Allah yang Responsif

(Kej 41:55-57; Mat 10:1-7)

Sebuah kisah inspiratif dalam pemerintahan Raja Firaun di kerajaan Mesir. Setelah mendapatkan tafisiran atas mimpinya, oleh Yusuf, Firaun mengambil langkah lebih awal dengan menyediakan makanan untuk beberapa waktu ke depan. Meskipun ia seorang raja, status sosialnya tidak membuatnya angkuh dan selalu merasa dirinyalah yang paling benar. Terhadap seorang asing, seperti Yusuf pun ia masih menaruh percaya dan mengikuti sarannya. Keputusan untuk mendengarkan itu akhirnya membawa hasil yang sangat positif, tidak hanya untuk dirinya sendiri dan semua warga kerajaannya, tetapi juga untuk negeri-negeri yang ada di sekitarnya.
Sifat antisipasi dan tanggap terhadap situasi menjadi bagian yang melekat dalam diri Firaun. Firaun menjadi pribadi yang responsif terhadap kebutuhan rakyatnya. Ia memiliki hati dan mata yang terbuka. Sifat-sifat inilah yang sering kabur dari pandangan Kristiani oleh gambaran sistem perbudakan yang Firaun lakukan terhadap bangsa Israel, beberapa generasi setelah Yusuf.

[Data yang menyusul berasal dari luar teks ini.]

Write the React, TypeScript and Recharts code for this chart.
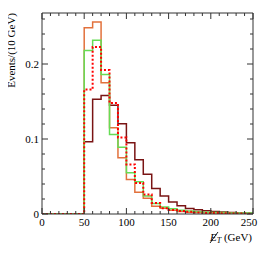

Yesus membuktikan keterbukaan hati dan mata-Nya, ketika hendak mengawali karya-Nya. Keterbukaan ini ditandai dengan kesediaan untuk melibatkan orang lain, dalam hal ini para murid, dalam karya pelayanan-Nya. Kedua belas murid Ia libatkan dalam merintis misi-Nya memperkenalkan Kerajaan Allah kepada dunia.
Hemat saya, kedua sikap ini, Firaun dan Yesus, menggambarkan kepada kita siapakah Allah yang sesunguhnya. Melalui kedua tokoh ini, tampak bahwa Allah tampil sebagai pribadi yang responsif terhadap kebutuhan manusia. Ia selalu menyediakan apa yang dibutuhkan manusia. Persoalannya akan selalu kembali ke kita. Apakah kita secara batin siap untuk menerimanya atau tidak? Atau, apakah mata dan hati kita cukup terbuka untuk melihatnya?
Tampilan Allah seperti ini, sekiranya dapat merutuhkan segala asumsi buruk yang sering kita rintis dalam kehidupan kita setiap hari. Ketika kita mengalami kesulitan atau kecelakaan kita serempak mempertanyakan keberadaan Allah. Allah tidak peduli, Allah penghukum, Allah tidak adil, dan sebagainya. Demikian berbagai cibiran yang kita semburkan kepada Allah yang justru berangkat dari ketertutupan mata dan hati kita. Jadi, marilah kita “berbuka ria” untuk melihat kebaikan-kebaikan Allah yang selalu dihadirkan melalui lingkungan sekitar kita. Jika kita, belum sanggup menjadi seperti Yesus, jadilah seperti Firaun!